With the pictures left out, copy the listing below exactly.

### RAW DATA ###

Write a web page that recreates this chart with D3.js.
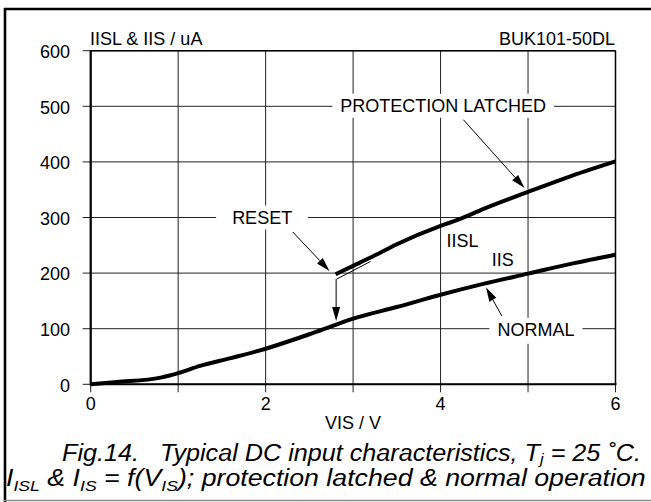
<!DOCTYPE html>
<html><head><meta charset="utf-8">
<script src="https://cdn.jsdelivr.net/npm/d3@7"></script>
<style>
body{margin:0;background:#fff}
svg{display:block}
text{font-family:Arial,"Liberation Sans",Helvetica,sans-serif;fill:#000}
</style>
</head><body>
<svg id="c" width="651" height="502"></svg>
<script>
// ---- data ----
const xTicks = [0, 1, 2, 3, 4, 5, 6];
const xTickLabels = ["0", "", "2", "", "4", "", "6"];
const yTicks = [0, 100, 200, 300, 400, 500, 600];
const yTickLabels = ["0", "100", "200", "300", "400", "500", "600"];
// IIS (normal operation)
const vIS = [0, 0.3, 0.8, 1.0, 1.25, 1.6, 2.0, 2.5, 2.8, 3.0, 3.5, 4.0, 4.5, 5.0, 5.5, 6.0];
const iIS = [0, 4, 12, 20, 33, 47, 64, 90, 107, 118, 139, 161, 181, 199, 217, 233];
// IISL (protection latched)
const vISL = [2.8, 3.0, 3.2, 3.5, 4.0, 4.2, 4.5, 5.0, 5.5, 6.0];
const iISL = [198, 213, 228, 252, 285, 296, 316, 346, 375, 401];
const xTitle = "VIS / V";
const yTitle = "IISL & IIS / uA";
const partNo = "BUK101-50DL";

// ---- layout ----
const svg = d3.select("#c");
const x = d3.scaleLinear().domain([0, 6]).range([90.7, 615.5]);
const y = d3.scaleLinear().domain([0, 600]).range([384.3, 50.7]);

// outer frame
svg.append("line").attr("x1", 4).attr("x2", 651).attr("y1", 9).attr("y2", 9).attr("stroke", "#000").attr("stroke-width", 2.6);
svg.append("line").attr("x1", 5).attr("x2", 5).attr("y1", 8).attr("y2", 502).attr("stroke", "#000").attr("stroke-width", 2.6);
svg.append("line").attr("x1", 4).attr("x2", 651).attr("y1", 500.5).attr("y2", 500.5).attr("stroke", "#8a8a8a").attr("stroke-width", 1.5);

// grid
const g = svg.append("g");
g.selectAll(".vg").data(xTicks).join("line")
  .attr("x1", d => x(d)).attr("x2", d => x(d)).attr("y1", y(600)).attr("y2", y(0) + 8)
  .attr("stroke", "#222").attr("stroke-width", 1);
g.selectAll(".hg").data(yTicks).join("line")
  .attr("x1", x(0) - 8).attr("x2", x(6)).attr("y1", d => y(d)).attr("y2", d => y(d))
  .attr("stroke", "#222").attr("stroke-width", 1);

// plot frame
g.append("line").attr("x1", x(0)).attr("x2", x(0)).attr("y1", y(600)).attr("y2", y(0) + 1).attr("stroke", "#000").attr("stroke-width", 2.2);
g.append("line").attr("x1", x(0)).attr("x2", x(6) + 1).attr("y1", y(0)).attr("y2", y(0)).attr("stroke", "#000").attr("stroke-width", 2);
g.append("line").attr("x1", x(0)).attr("x2", x(6)).attr("y1", y(600)).attr("y2", y(600)).attr("stroke", "#000").attr("stroke-width", 1.5);
g.append("line").attr("x1", x(6)).attr("x2", x(6)).attr("y1", y(600)).attr("y2", y(0)).attr("stroke", "#000").attr("stroke-width", 1.5);

// tick labels
svg.selectAll(".yl").data(yTicks).join("text")
  .attr("x", 70).attr("y", d => y(d) + 1).attr("dy", "0.35em")
  .attr("text-anchor", "end").attr("font-size", 18).text((d, i) => yTickLabels[i]);
svg.selectAll(".xl").data(xTicks).join("text")
  .attr("x", d => x(d)).attr("y", 409.5)
  .attr("text-anchor", "middle").attr("font-size", 18).text((d, i) => xTickLabels[i]);
svg.append("text").attr("x", x(3)).attr("y", 429).attr("text-anchor", "middle").attr("font-size", 18).text(xTitle);
svg.append("text").attr("x", 90).attr("y", 45).attr("font-size", 18).text(yTitle);
svg.append("text").attr("x", 615).attr("y", 44.5).attr("text-anchor", "end").attr("font-size", 18).text(partNo);

// labels with white backgrounds
function boxLabel(txt, vx, vy, padX, padY) {
  const t = svg.append("text").attr("x", x(vx)).attr("y", y(vy)).attr("dy", "0.35em")
    .attr("text-anchor", "middle").attr("font-size", 18).text(txt);
  const b = t.node().getBBox();
  svg.insert("rect", () => t.node())
    .attr("x", b.x - padX).attr("y", y(vy) - 12).attr("width", b.width + 2 * padX).attr("height", 24 + 2 * padY)
    .attr("fill", "#fff");
}

// curves
const line = d3.line().x(d => x(d[0])).y(d => y(d[1])).curve(d3.curveMonotoneX);
const dIS = vIS.map((v, i) => [v, iIS[i]]);
const dISL = vISL.map((v, i) => [v, iISL[i]]);
svg.append("path").attr("d", line(dIS)).attr("fill", "none").attr("stroke", "#000").attr("stroke-width", 4).attr("stroke-linejoin", "round");
svg.append("path").attr("d", line(dISL)).attr("fill", "none").attr("stroke", "#000").attr("stroke-width", 4).attr("stroke-linejoin", "round");

boxLabel("RESET", 1.96, 300, 16, 0);
boxLabel("PROTECTION LATCHED", 4.03, 501, 8, 0);
boxLabel("NORMAL", 5.09, 98, 8, 1);
svg.append("text").attr("x", x(4.25)).attr("y", y(259)).attr("dy", "0.35em").attr("text-anchor", "middle").attr("font-size", 18).text("IISL");
svg.append("text").attr("x", x(4.71)).attr("y", y(225)).attr("dy", "0.35em").attr("text-anchor", "middle").attr("font-size", 18).text("IIS");

// arrows
function arrow(v0, i0, v1, i1, headLen, headW) {
  const x0 = x(v0), y0 = y(i0), x1 = x(v1), y1 = y(i1);
  const a = Math.atan2(y1 - y0, x1 - x0);
  const bx = x1 - headLen * Math.cos(a), by = y1 - headLen * Math.sin(a);
  svg.append("line").attr("x1", x0).attr("y1", y0).attr("x2", bx).attr("y2", by).attr("stroke", "#000").attr("stroke-width", 1);
  const nx = -Math.sin(a) * headW / 2, ny = Math.cos(a) * headW / 2;
  svg.append("polygon").attr("points", [[x1, y1], [bx + nx, by + ny], [bx - nx, by - ny]].map(p => p.join(",")).join(" ")).attr("fill", "#000");
}
arrow(2.31, 274, 2.73, 204, 14, 8);
arrow(4.26, 476, 4.96, 353, 14, 8);
arrow(4.70, 123, 4.52, 174, 14, 8);
// reset path: thin line parallel to IISL start and vertical drop to IIS
svg.append("line").attr("x1", x(2.81)).attr("y1", y(189)).attr("x2", x(3.2)).attr("y2", y(221)).attr("stroke", "#000").attr("stroke-width", 1);
arrow(2.806, 189, 2.806, 114, 14, 8);

// caption
function fitText(parts, x0, x1, base, size, sub) {
  const t = svg.append("text").attr("font-size", size).attr("font-style", "italic").attr("xml:space", "preserve").style("white-space", "pre");
  parts.forEach(p => {
    const s = t.append("tspan").text(p[0]);
    if (p[1]) s.attr("font-size", size * 0.66).attr("dy", sub);
    else if (p[2]) s.attr("dy", -sub);
  });
  const w = t.node().getComputedTextLength();
  const k = (x1 - x0) / w;
  t.attr("transform", `translate(${x0},${base}) scale(${k},1)`);
}
fitText([["Fig.14.   Typical DC input characteristics, T"], ["j", 1], [" = 25 ˚C.", 0, 1]], 62, 641, 461, 23, 3);
fitText([["I"], ["ISL", 1], [" & I", 0, 1], ["IS", 1], [" = f(V", 0, 1], ["IS", 1], ["); protection latched & normal operation", 0, 1]], 6, 646, 486, 23, 5);
</script>
</body></html>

###

» CORRECT RESULT
Write a web page that recreates this chart with D3.js.
<!DOCTYPE html>
<html><head><meta charset="utf-8">
<script src="https://cdn.jsdelivr.net/npm/d3@7"></script>
<style>
body{margin:0;background:#fff}
svg{display:block}
text{font-family:Arial,"Liberation Sans",Helvetica,sans-serif;fill:#000}
</style>
</head><body>
<svg id="c" width="651" height="502"></svg>
<script>
// ---- data ----
const xTicks = [0, 1, 2, 3, 4, 5, 6];
const xTickLabels = ["0", "", "2", "", "4", "", "6"];
const yTicks = [0, 100, 200, 300, 400, 500, 600];
const yTickLabels = ["0", "100", "200", "300", "400", "500", "600"];
// IIS (normal operation)
const vIS = [0, 0.3, 0.8, 1.0, 1.25, 1.6, 2.0, 2.5, 2.8, 3.0, 3.5, 4.0, 4.5, 5.0, 5.5, 6.0];
const iIS = [0, 4, 12, 20, 33, 47, 64, 90, 107, 118, 139, 161, 181, 199, 217, 233];
// IISL (protection latched)
const vISL = [2.8, 3.0, 3.2, 3.5, 4.0, 4.2, 4.5, 5.0, 5.5, 6.0];
const iISL = [198, 213, 228, 252, 285, 296, 316, 346, 375, 401];
const xTitle = "VIS / V";
const yTitle = "IISL & IIS / uA";
const partNo = "BUK101-50DL";

// ---- layout ----
const svg = d3.select("#c");
const x = d3.scaleLinear().domain([0, 6]).range([90.7, 615.5]);
const y = d3.scaleLinear().domain([0, 600]).range([384.3, 50.7]);

// outer frame
svg.append("line").attr("x1", 4).attr("x2", 651).attr("y1", 9).attr("y2", 9).attr("stroke", "#000").attr("stroke-width", 2.6);
svg.append("line").attr("x1", 5).attr("x2", 5).attr("y1", 8).attr("y2", 502).attr("stroke", "#000").attr("stroke-width", 2.6);
svg.append("line").attr("x1", 4).attr("x2", 651).attr("y1", 500.5).attr("y2", 500.5).attr("stroke", "#8a8a8a").attr("stroke-width", 1.5);

// grid
const g = svg.append("g");
g.selectAll(".vg").data(xTicks).join("line")
  .attr("x1", d => x(d)).attr("x2", d => x(d)).attr("y1", y(600)).attr("y2", y(0) + 8)
  .attr("stroke", "#222").attr("stroke-width", 1);
g.selectAll(".hg").data(yTicks).join("line")
  .attr("x1", x(0) - 8).attr("x2", x(6)).attr("y1", d => y(d)).attr("y2", d => y(d))
  .attr("stroke", "#222").attr("stroke-width", 1);

// plot frame
g.append("line").attr("x1", x(0)).attr("x2", x(0)).attr("y1", y(600)).attr("y2", y(0) + 1).attr("stroke", "#000").attr("stroke-width", 2.2);
g.append("line").attr("x1", x(0)).attr("x2", x(6) + 1).attr("y1", y(0)).attr("y2", y(0)).attr("stroke", "#000").attr("stroke-width", 2);
g.append("line").attr("x1", x(0)).attr("x2", x(6)).attr("y1", y(600)).attr("y2", y(600)).attr("stroke", "#000").attr("stroke-width", 1.5);
g.append("line").attr("x1", x(6)).attr("x2", x(6)).attr("y1", y(600)).attr("y2", y(0)).attr("stroke", "#000").attr("stroke-width", 1.5);

// tick labels
svg.selectAll(".yl").data(yTicks).join("text")
  .attr("x", 70).attr("y", d => y(d) + 1).attr("dy", "0.35em")
  .attr("text-anchor", "end").attr("font-size", 18).text((d, i) => yTickLabels[i]);
svg.selectAll(".xl").data(xTicks).join("text")
  .attr("x", d => x(d)).attr("y", 409.5)
  .attr("text-anchor", "middle").attr("font-size", 18).text((d, i) => xTickLabels[i]);
svg.append("text").attr("x", x(3)).attr("y", 429).attr("text-anchor", "middle").attr("font-size", 18).text(xTitle);
svg.append("text").attr("x", 90).attr("y", 45).attr("font-size", 18).text(yTitle);
svg.append("text").attr("x", 615).attr("y", 44.5).attr("text-anchor", "end").attr("font-size", 18).text(partNo);

// labels with white backgrounds
function boxLabel(txt, vx, vy, padX, padY) {
  const t = svg.append("text").attr("x", x(vx)).attr("y", y(vy)).attr("dy", "0.35em")
    .attr("text-anchor", "middle").attr("font-size", 18).text(txt);
  const b = t.node().getBBox();
  svg.insert("rect", () => t.node())
    .attr("x", b.x - padX).attr("y", y(vy) - 12).attr("width", b.width + 2 * padX).attr("height", 24 + 2 * padY)
    .attr("fill", "#fff");
}

// curves
const line = d3.line().x(d => x(d[0])).y(d => y(d[1])).curve(d3.curveMonotoneX);
const dIS = vIS.map((v, i) => [v, iIS[i]]);
const dISL = vISL.map((v, i) => [v, iISL[i]]);
svg.append("path").attr("d", line(dIS)).attr("fill", "none").attr("stroke", "#000").attr("stroke-width", 4).attr("stroke-linejoin", "round");
svg.append("path").attr("d", line(dISL)).attr("fill", "none").attr("stroke", "#000").attr("stroke-width", 4).attr("stroke-linejoin", "round");

boxLabel("RESET", 1.96, 300, 16, 0);
boxLabel("PROTECTION LATCHED", 4.03, 501, 8, 0);
boxLabel("NORMAL", 5.09, 98, 8, 1);
svg.append("text").attr("x", x(4.25)).attr("y", y(259)).attr("dy", "0.35em").attr("text-anchor", "middle").attr("font-size", 18).text("IISL");
svg.append("text").attr("x", x(4.71)).attr("y", y(225)).attr("dy", "0.35em").attr("text-anchor", "middle").attr("font-size", 18).text("IIS");

// arrows
function arrow(v0, i0, v1, i1, headLen, headW) {
  const x0 = x(v0), y0 = y(i0), x1 = x(v1), y1 = y(i1);
  const a = Math.atan2(y1 - y0, x1 - x0);
  const bx = x1 - headLen * Math.cos(a), by = y1 - headLen * Math.sin(a);
  svg.append("line").attr("x1", x0).attr("y1", y0).attr("x2", bx).attr("y2", by).attr("stroke", "#000").attr("stroke-width", 1);
  const nx = -Math.sin(a) * headW / 2, ny = Math.cos(a) * headW / 2;
  svg.append("polygon").attr("points", [[x1, y1], [bx + nx, by + ny], [bx - nx, by - ny]].map(p => p.join(",")).join(" ")).attr("fill", "#000");
}
arrow(2.31, 274, 2.73, 204, 14, 8);
arrow(4.26, 476, 4.96, 353, 14, 8);
arrow(4.70, 123, 4.52, 174, 14, 8);
// reset path: thin line parallel to IISL start and vertical drop to IIS
svg.append("line").attr("x1", x(2.81)).attr("y1", y(189)).attr("x2", x(3.2)).attr("y2", y(221)).attr("stroke", "#000").attr("stroke-width", 1);
arrow(2.806, 189, 2.806, 114, 14, 8);

// caption
function fitText(parts, x0, x1, base, size, sub) {
  const t = svg.append("text").attr("font-size", size).attr("font-style", "italic").attr("xml:space", "preserve").style("white-space", "pre");
  parts.forEach(p => {
    const s = t.append("tspan").text(p[0]);
    if (p[1]) s.attr("font-size", size * 0.66).attr("dy", sub);
    else if (p[2]) s.attr("dy", -sub);
  });
  const w = t.node().getComputedTextLength();
  const k = (x1 - x0) / w;
  t.attr("transform", `translate(${x0},${base}) scale(${k},1)`);
}
fitText([["Fig.14.   Typical DC input characteristics, T"], ["j", 1], [" = 25 ˚C.", 0, 1]], 62, 641, 461, 23, 3);
fitText([["I"], ["ISL", 1], [" & I", 0, 1], ["IS", 1], [" = f(V", 0, 1], ["IS", 1], ["); protection latched & normal operation", 0, 1]], 6, 646, 486, 23, 5);
</script>
</body></html>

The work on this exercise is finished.